Between ticket sales and sponsorships, Colorado Music Coalition hopes to raise $500,000 from the May 4 concert, which it will add to gifts of an undisclosed amount from the Anschutz and Bohemian foundations. Mile High United Way will handle the Colorado Music Coalition’s finances until the group gets its 501(c)(3) tax-exempt status from the IRS.
For the program to be self-sustaining, it will have to exist for about a decade with an annual budget of $8 million to $10 million, Hickenlooper estimated.
“We’ll have to reach out there and create that critical mass,” said Hickenlooper, who said $10 million seems modest compared with the estimated $4.5 billion the state already spends on public education (42nd in the nation) and nearly $1 billion spent by education nonprofits. “If Colorado musicians really buy into this, I think the public buys into this and it becomes a national model.”
Despite having a board that includes employees of AEG Live, which dominates the Denver market and owns AXS — the company that officially sells tickets at city-owned venues — Hickenlooper and Slade said other promoters and musicians will have a chance to take part.

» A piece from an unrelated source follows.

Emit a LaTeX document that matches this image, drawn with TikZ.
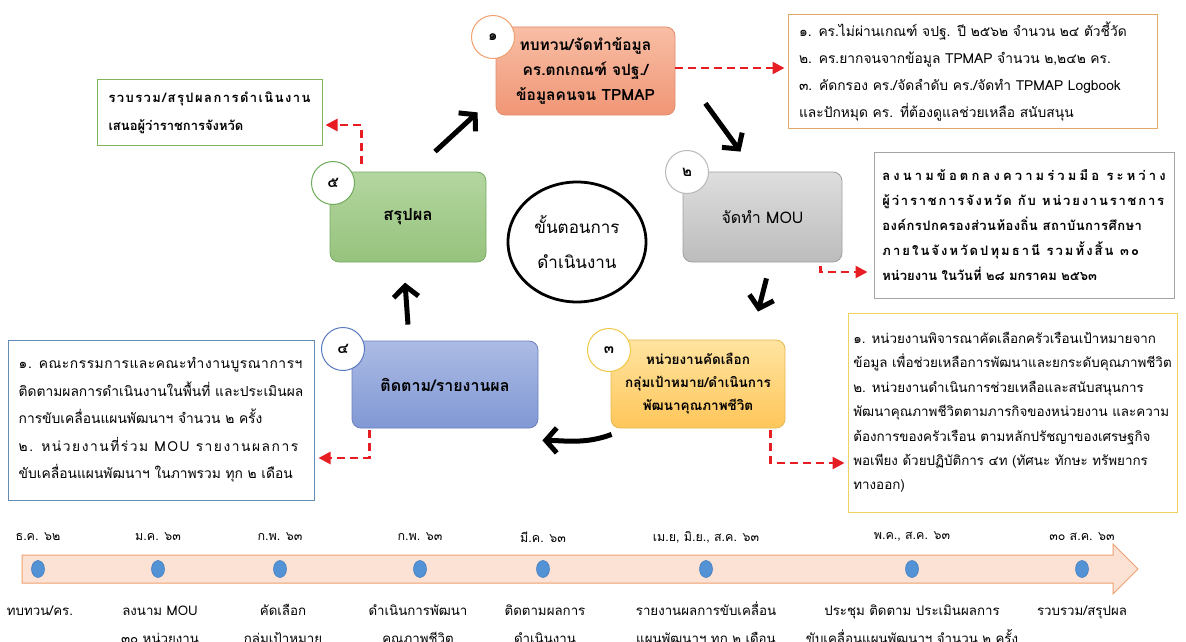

“We’re still working that out, but trust me, once we get the language right and figure out how to make this vision a reality, people are going to want to participate,” Hickenlooper said. “This is something no other state in the country has ever done.”
“One of my greatest regrets in life is that I never put in the time when I was young to be good enough to play in a band,” Hickenlooper added. “Now I have a chance to start fanning those flames in a whole new generation.”